Dehu Road lies 9 km northwest of Chinchwad and 27 km northwest of Pune Central along the NH4 Old Pune Mumbai Express Highway that connects it to Pune Central via Chinchwad.

Dehu Road lies at an altitude of over 600 m, between two southeasterly flowing tributaries of the Bhima River, the Indrayani River to the north and the Pavana River to the south.

==Economy==
As Dehu Road is a cantonment town, it hosts offices of Central Government departments, especially military and defence.

==Government ==
The Cantonment Board consists of 07 elected members elected by the general public by general election as per Cantonment Electoral Rules 2007 every five years. The officer commanding the station is the president of Dehuroad Cantonment board.

==Transport==
Dehu Road can be reached from Pune by road or suburban rail.
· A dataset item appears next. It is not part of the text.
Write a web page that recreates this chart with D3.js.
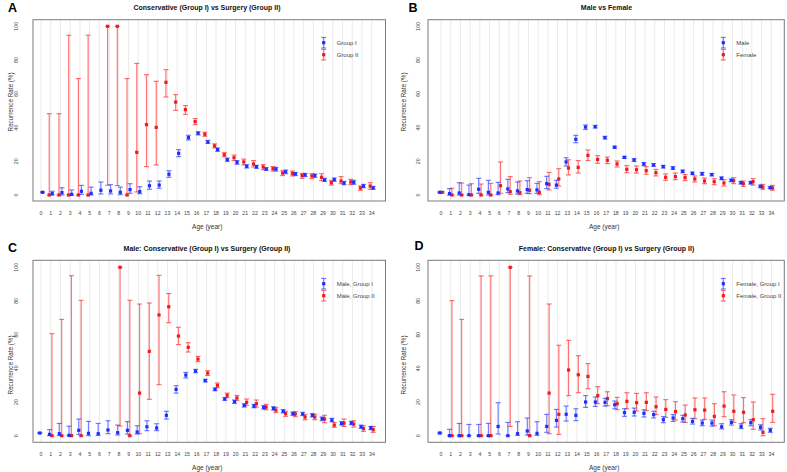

PMPML Buses are also well connected to Dehu Road from Nigdi and Pune City

===Rail station===

The station has 4 platforms and 6 lines with a connecting footbridge. The Mumbai CST - Kolhapur Sahyadri Express, Mumbai CST - Bijapur Passenger, Mumbai CST - Pandharpur Passenger, Mumbai CST - Shirdi Passenger and Pune Junction - Karjat Shuttle halt there. This station is a halt for all the Suburban trains of Pune.

==Demographics==
The population includes people from various states of India (mostly South Indian States). At the 2011 Census, Dehu Road had a population of 48,961. Males constituted 53% of the population and females 47%. Dehu Road had an average literacy rate of 90.96%, higher than the national average of 74.04: male literacy was 94.80% and female literacy was 86.63%, and 11.64% of the population was under 6 years of age.

==Education==
- St. Jude High School
- Kendriya Vidyalaya

==Sports==
A new international-standard cricket stadium called Maharashtra Cricket Association Stadium at Dehu Road in Gahunje has hosted IPL matches.